Battlefield Calais: 'the swarm'



I called Cameron a cnut earlier in the thread, if this is true then cnut doesn't even come close to covering it.

They are the worst.

Anyway always worth quoting The Thick Of It

I've spent ten years detoxifying this party. It's been a bit like renovating an old, old house, yeah? You can take out a sexist beam here, a callous window there, replace the odd homophobic roof tile. But after a while you realise that this renovation is doomed. Because the foundations are built on what I can only describe as a solid bed of cnuts.

Sums up that party quite nicely.
 
Good, pleased to see that someone has. What a pity that so many others aren't able to see the issues as clearly. If you don't balance the head with the heart in a crisis situation you just end up retorting to reasonable logic with sarcasm, which never helps in any situation.

I didn't respond with sarcasm, if you read it properly you'll see why, if you want to of course.


(thats sarcasm)
 
Seems an odd idea, though the refugees are only being offered an initial 5 year residency.

I don't think its odd at all really.

It's exactly what Cameron wants, the illusion of doing something worthwhile without actually burdening us at all.

Not that a small number of Western educated Syrian refugees would be a burden, in fact you'd be hard pushed to find a economist who thought that migration of any sort would cause anything other than an economic boom to the host country, but who cares for the facts in the face of some good old fashioned chest bumping and rhetoric?
 
I don't think its odd at all really.

It's exactly what Cameron wants, the illusion of doing something worthwhile without actually burdening us at all.

Not that a small number of Western educated Syrian refugees would be a burden, in fact you'd be hard pushed to find a economist who thought that migration of any sort would cause anything other than an economic boom to the host country, but who cares for the facts in the face of some good old fashioned chest bumping and rhetoric?

Deported to where though is the question, surely the aim with refugees is eventually repatriate them if the conditions are permissible? I doubt that they will be deported if Syria is still a dangerous place to live.

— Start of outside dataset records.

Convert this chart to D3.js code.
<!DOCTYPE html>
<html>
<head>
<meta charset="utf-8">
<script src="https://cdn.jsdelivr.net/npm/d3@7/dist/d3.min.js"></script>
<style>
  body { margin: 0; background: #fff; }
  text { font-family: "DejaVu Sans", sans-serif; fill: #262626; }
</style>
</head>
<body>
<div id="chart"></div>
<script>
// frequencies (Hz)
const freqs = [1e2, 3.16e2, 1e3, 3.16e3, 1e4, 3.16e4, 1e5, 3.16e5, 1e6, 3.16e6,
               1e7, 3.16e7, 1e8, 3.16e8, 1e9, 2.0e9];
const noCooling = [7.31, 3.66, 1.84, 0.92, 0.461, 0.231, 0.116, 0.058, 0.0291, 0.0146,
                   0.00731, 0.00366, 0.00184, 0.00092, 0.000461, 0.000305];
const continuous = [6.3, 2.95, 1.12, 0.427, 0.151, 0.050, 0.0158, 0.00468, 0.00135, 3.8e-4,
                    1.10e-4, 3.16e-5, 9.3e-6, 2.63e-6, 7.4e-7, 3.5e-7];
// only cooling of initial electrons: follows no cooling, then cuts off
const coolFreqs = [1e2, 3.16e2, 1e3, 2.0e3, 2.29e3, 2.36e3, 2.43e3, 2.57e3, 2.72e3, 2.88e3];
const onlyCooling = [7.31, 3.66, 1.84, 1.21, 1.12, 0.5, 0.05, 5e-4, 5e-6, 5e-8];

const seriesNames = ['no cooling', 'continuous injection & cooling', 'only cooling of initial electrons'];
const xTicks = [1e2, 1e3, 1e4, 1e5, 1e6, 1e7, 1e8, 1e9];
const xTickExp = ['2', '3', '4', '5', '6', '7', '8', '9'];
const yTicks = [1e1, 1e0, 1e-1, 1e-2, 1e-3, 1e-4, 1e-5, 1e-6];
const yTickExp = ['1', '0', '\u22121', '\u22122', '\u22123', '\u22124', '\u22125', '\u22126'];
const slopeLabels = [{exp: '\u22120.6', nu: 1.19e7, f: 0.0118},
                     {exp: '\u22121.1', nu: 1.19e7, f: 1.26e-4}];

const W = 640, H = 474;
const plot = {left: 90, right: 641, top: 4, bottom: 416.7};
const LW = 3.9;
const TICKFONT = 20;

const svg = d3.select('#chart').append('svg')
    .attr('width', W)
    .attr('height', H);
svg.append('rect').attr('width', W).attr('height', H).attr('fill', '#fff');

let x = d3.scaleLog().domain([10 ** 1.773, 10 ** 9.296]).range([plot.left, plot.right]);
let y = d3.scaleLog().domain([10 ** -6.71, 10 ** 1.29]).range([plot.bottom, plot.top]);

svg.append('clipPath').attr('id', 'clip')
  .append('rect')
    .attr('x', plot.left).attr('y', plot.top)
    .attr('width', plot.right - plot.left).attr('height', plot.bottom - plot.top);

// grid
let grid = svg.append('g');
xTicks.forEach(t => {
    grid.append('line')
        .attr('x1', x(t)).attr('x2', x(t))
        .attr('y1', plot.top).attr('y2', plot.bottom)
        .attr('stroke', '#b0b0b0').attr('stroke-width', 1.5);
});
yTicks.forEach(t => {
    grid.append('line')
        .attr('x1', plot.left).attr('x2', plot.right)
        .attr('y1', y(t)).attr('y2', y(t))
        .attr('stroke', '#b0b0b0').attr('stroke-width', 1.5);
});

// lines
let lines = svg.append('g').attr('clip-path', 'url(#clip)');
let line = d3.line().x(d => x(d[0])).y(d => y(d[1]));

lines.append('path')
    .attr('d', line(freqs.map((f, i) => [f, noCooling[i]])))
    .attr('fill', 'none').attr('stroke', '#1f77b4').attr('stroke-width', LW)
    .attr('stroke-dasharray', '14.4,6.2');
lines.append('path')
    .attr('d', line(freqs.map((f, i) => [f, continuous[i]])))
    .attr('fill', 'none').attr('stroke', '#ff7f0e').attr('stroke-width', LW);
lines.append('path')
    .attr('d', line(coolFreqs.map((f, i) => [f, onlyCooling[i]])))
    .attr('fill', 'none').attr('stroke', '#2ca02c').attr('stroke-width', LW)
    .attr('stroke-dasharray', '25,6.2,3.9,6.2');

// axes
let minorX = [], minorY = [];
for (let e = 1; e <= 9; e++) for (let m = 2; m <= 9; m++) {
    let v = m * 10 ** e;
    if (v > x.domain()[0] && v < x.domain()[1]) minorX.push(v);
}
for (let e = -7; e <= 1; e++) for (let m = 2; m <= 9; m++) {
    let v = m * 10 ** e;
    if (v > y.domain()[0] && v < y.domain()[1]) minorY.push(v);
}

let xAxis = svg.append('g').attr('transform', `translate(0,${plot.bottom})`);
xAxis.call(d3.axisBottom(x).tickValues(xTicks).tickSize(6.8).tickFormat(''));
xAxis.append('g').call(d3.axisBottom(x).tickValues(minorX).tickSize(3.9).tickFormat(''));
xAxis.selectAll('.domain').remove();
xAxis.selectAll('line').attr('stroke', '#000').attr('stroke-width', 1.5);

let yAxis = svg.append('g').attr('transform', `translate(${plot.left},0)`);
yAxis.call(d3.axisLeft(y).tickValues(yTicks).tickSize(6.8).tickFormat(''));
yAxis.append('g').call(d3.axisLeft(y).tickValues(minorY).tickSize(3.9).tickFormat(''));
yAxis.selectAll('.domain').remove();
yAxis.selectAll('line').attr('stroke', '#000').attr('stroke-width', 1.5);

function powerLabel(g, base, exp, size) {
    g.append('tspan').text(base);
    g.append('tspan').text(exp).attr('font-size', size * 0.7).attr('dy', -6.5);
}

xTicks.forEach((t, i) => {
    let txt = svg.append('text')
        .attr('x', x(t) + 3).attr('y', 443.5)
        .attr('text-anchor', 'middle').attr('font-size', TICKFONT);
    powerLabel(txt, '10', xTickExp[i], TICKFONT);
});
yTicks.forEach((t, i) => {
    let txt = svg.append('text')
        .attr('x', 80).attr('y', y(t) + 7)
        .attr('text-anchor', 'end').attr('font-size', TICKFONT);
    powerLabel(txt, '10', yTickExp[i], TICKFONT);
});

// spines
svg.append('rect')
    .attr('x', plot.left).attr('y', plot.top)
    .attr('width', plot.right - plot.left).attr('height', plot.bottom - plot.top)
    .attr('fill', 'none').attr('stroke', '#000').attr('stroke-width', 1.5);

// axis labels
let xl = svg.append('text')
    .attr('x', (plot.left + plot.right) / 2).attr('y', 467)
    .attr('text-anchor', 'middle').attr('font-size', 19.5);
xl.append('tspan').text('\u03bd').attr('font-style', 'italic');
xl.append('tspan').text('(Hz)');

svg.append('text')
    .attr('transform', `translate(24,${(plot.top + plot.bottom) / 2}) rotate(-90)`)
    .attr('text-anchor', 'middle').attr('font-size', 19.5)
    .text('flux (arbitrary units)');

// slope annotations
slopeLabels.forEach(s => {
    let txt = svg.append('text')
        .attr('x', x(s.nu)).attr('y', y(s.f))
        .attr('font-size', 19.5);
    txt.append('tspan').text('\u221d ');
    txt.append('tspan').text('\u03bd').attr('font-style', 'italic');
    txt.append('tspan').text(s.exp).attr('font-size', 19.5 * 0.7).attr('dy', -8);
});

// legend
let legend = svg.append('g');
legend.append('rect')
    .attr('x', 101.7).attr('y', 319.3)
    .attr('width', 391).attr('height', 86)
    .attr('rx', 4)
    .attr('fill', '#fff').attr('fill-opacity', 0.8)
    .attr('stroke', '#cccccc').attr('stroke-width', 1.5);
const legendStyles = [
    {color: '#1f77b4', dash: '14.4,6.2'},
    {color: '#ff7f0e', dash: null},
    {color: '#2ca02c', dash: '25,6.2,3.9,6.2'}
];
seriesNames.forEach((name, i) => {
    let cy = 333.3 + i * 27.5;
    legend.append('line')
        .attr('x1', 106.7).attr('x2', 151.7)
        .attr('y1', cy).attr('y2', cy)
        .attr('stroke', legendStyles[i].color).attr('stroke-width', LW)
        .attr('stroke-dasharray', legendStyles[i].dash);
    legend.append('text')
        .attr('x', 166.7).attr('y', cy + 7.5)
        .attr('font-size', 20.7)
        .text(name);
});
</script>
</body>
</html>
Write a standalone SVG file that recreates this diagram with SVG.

It is interesting that you equate refugees to being a burden but then say later that they can only be a economic benefit, though as a lefty I am surprised that you feel that a debate can be settled by economic value. Surely a content society functions in a more complex way?

Not that I agree with the policy if how Ashdown frames it is correct. Depending on the age of the children they could effectively only have ever known life in Britain.

I don't find myself agreeing with the specifics of how Cameron is dealing with this but I think generally he has handled the crisis much better than the panic stations Merkel and the 'LET THEM ALL IN' which was echoed by Labour in parliament today.
 
Deported to where though is the question, surely the aim with refugees is eventually repatriate them if the conditions are permissible? I doubt that they will be deported if Syria is still a dangerous place to live.

It is interesting that you equate refugees to being a burden but then say later that they can only be a economic benefit, though as a lefty I am surprised that you feel that a debate can be settled by economic value. Surely a content society functions in a more complex way?

Not that I agree with the policy if how Ashdown frames it is correct. Depending on the age of the children they could effectively only have ever known life in Britain.

I don't find myself agreeing with the specifics of how Cameron is dealing with this but I think generally he has handled the crisis much better than the panic stations Merkel and the 'LET THEM ALL IN' which was echoed by Labour in parliament today.

Well I don't, really, on either point.

I don't think migration burdens the host country - I'm yet to see a convincing argument that migration has anything but a net economic benefit to a country- and I don't think that the debate is as simple as economics either. In fact, my opinion is that this is a fundamentally humanitarian problem that we should be doing everything to solve, regardless of the cost to the economy.

The point you're replying to is more aimed at the UKIP supporting twits - of which a fair few are polluting this thread - that think the reason we shouldn't do anything to help is because of economics (although Germany's benevolence is almost certainly based on their long term fears about their economy, as much as it is genuine compassion).